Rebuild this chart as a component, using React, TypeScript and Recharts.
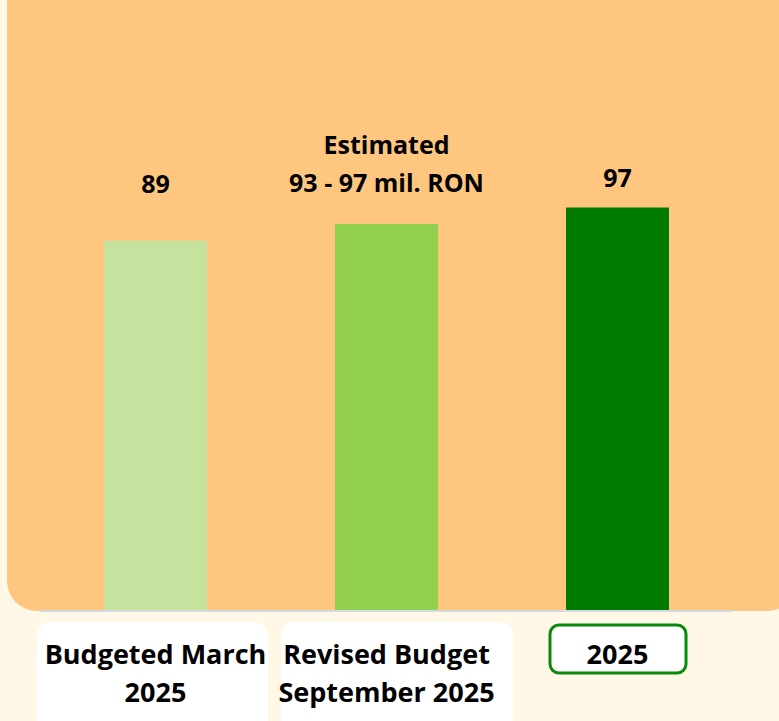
import { BarChart, Bar, XAxis, YAxis, Cell, LabelList } from "recharts";

const categories = [["Budgeted March", "2025"], ["Revised Budget", "September 2025"], ["2025"]];
const values = [89, 93, 97];
const valueLabels = [["89"], ["Estimated", "93 - 97 mil. RON"], ["97"]];

const barColors = ["#C4E39E", "#92D050", "#007A00"];
// label center y relative to bar top, per bar
const labelOffsets = [-54, -39, -27];
const tickBoxes = [
  { dx: -118.5, w: 231, top: 11, h: 120, border: false },
  { dx: -105.5, w: 232, top: 11, h: 120, border: false },
  { dx: -67.5, w: 136, top: 14, h: 48, border: true },
];

const FONT = "'Open Sans', Lato, sans-serif";

const data = categories.map((c, i) => ({ name: c.join(" "), value: values[i] }));

const CategoryTick = (props: any) => {
  const { x, y, index } = props;
  const i = index ?? props.payload?.index ?? 0;
  const box = tickBoxes[i];
  const lines = categories[i];
  return (
    <g>
      <rect
        x={x + box.dx}
        y={y + box.top}
        width={box.w}
        height={box.h}
        rx={box.border ? 9 : 14}
        fill="#FFFFFF"
        stroke={box.border ? "#0A8A0A" : "none"}
        strokeWidth={box.border ? 3 : 0}
      />
      {lines.map((l, k) => (
        <text
          key={k}
          x={x}
          y={y + 46 + k * 38}
          textAnchor="middle"
          dominantBaseline="middle"
          fontFamily={FONT}
          fontWeight={700}
          fontSize={27}
          fill="#000"
        >
          {l}
        </text>
      ))}
    </g>
  );
};

const ValueLabel = (props: any) => {
  const { x, y, width, index } = props;
  const lines = valueLabels[index];
  const cy = y + labelOffsets[index];
  return (
    <g>
      {lines.map((l, k) => (
        <text
          key={k}
          x={x + width / 2}
          y={cy - (lines.length - 1 - k) * 38}
          textAnchor="middle"
          dominantBaseline="middle"
          fontFamily={FONT}
          fontWeight={700}
          fontSize={25}
          fill="#000"
        >
          {l}
        </text>
      ))}
    </g>
  );
};

export default function App() {
  return (
    <div style={{ position: "relative", width: 779, height: 721, background: "#FFF8E6", overflow: "hidden" }}>
      <style>{"body{margin:0}"}</style>
      <div
        style={{
          position: "absolute",
          left: 7,
          top: -40,
          width: 790,
          height: 651,
          background: "#FEC67F",
          borderRadius: 30,
        }}
      />
      <div style={{ position: "absolute", left: 0, top: 0 }}>
        <BarChart width={779} height={721} data={data} margin={{ top: 195, right: 46, bottom: 0, left: 40 }} barSize={103}>
          <XAxis
            dataKey="name"
            height={110}
            tickSize={0}
            tickMargin={0}
            tickLine={false}
            axisLine={{ stroke: "#D3D9E0", strokeWidth: 2 }}
            tick={<CategoryTick />}
            interval={0}
          />
          <YAxis hide domain={[0, 100]} />
          <Bar dataKey="value" isAnimationActive={false}>
            {data.map((_, i) => (
              <Cell key={i} fill={barColors[i]} />
            ))}
            <LabelList dataKey="value" content={<ValueLabel />} />
          </Bar>
        </BarChart>
      </div>
    </div>
  );
}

> _Exercise task_
Quote the material word for word, dropping any images it holds.

> _Exercise answer_
Rebuild this chart as a component, using React, TypeScript and Recharts.
import { BarChart, Bar, XAxis, YAxis, Cell, LabelList } from "recharts";

const categories = [["Budgeted March", "2025"], ["Revised Budget", "September 2025"], ["2025"]];
const values = [89, 93, 97];
const valueLabels = [["89"], ["Estimated", "93 - 97 mil. RON"], ["97"]];

const barColors = ["#C4E39E", "#92D050", "#007A00"];
// label center y relative to bar top, per bar
const labelOffsets = [-54, -39, -27];
const tickBoxes = [
  { dx: -118.5, w: 231, top: 11, h: 120, border: false },
  { dx: -105.5, w: 232, top: 11, h: 120, border: false },
  { dx: -67.5, w: 136, top: 14, h: 48, border: true },
];

const FONT = "'Open Sans', Lato, sans-serif";

const data = categories.map((c, i) => ({ name: c.join(" "), value: values[i] }));

const CategoryTick = (props: any) => {
  const { x, y, index } = props;
  const i = index ?? props.payload?.index ?? 0;
  const box = tickBoxes[i];
  const lines = categories[i];
  return (
    <g>
      <rect
        x={x + box.dx}
        y={y + box.top}
        width={box.w}
        height={box.h}
        rx={box.border ? 9 : 14}
        fill="#FFFFFF"
        stroke={box.border ? "#0A8A0A" : "none"}
        strokeWidth={box.border ? 3 : 0}
      />
      {lines.map((l, k) => (
        <text
          key={k}
          x={x}
          y={y + 46 + k * 38}
          textAnchor="middle"
          dominantBaseline="middle"
          fontFamily={FONT}
          fontWeight={700}
          fontSize={27}
          fill="#000"
        >
          {l}
        </text>
      ))}
    </g>
  );
};

const ValueLabel = (props: any) => {
  const { x, y, width, index } = props;
  const lines = valueLabels[index];
  const cy = y + labelOffsets[index];
  return (
    <g>
      {lines.map((l, k) => (
        <text
          key={k}
          x={x + width / 2}
          y={cy - (lines.length - 1 - k) * 38}
          textAnchor="middle"
          dominantBaseline="middle"
          fontFamily={FONT}
          fontWeight={700}
          fontSize={25}
          fill="#000"
        >
          {l}
        </text>
      ))}
    </g>
  );
};

export default function App() {
  return (
    <div style={{ position: "relative", width: 779, height: 721, background: "#FFF8E6", overflow: "hidden" }}>
      <style>{"body{margin:0}"}</style>
      <div
        style={{
          position: "absolute",
          left: 7,
          top: -40,
          width: 790,
          height: 651,
          background: "#FEC67F",
          borderRadius: 30,
        }}
      />
      <div style={{ position: "absolute", left: 0, top: 0 }}>
        <BarChart width={779} height={721} data={data} margin={{ top: 195, right: 46, bottom: 0, left: 40 }} barSize={103}>
          <XAxis
            dataKey="name"
            height={110}
            tickSize={0}
            tickMargin={0}
            tickLine={false}
            axisLine={{ stroke: "#D3D9E0", strokeWidth: 2 }}
            tick={<CategoryTick />}
            interval={0}
          />
          <YAxis hide domain={[0, 100]} />
          <Bar dataKey="value" isAnimationActive={false}>
            {data.map((_, i) => (
              <Cell key={i} fill={barColors[i]} />
            ))}
            <LabelList dataKey="value" content={<ValueLabel />} />
          </Bar>
        </BarChart>
      </div>
    </div>
  );
}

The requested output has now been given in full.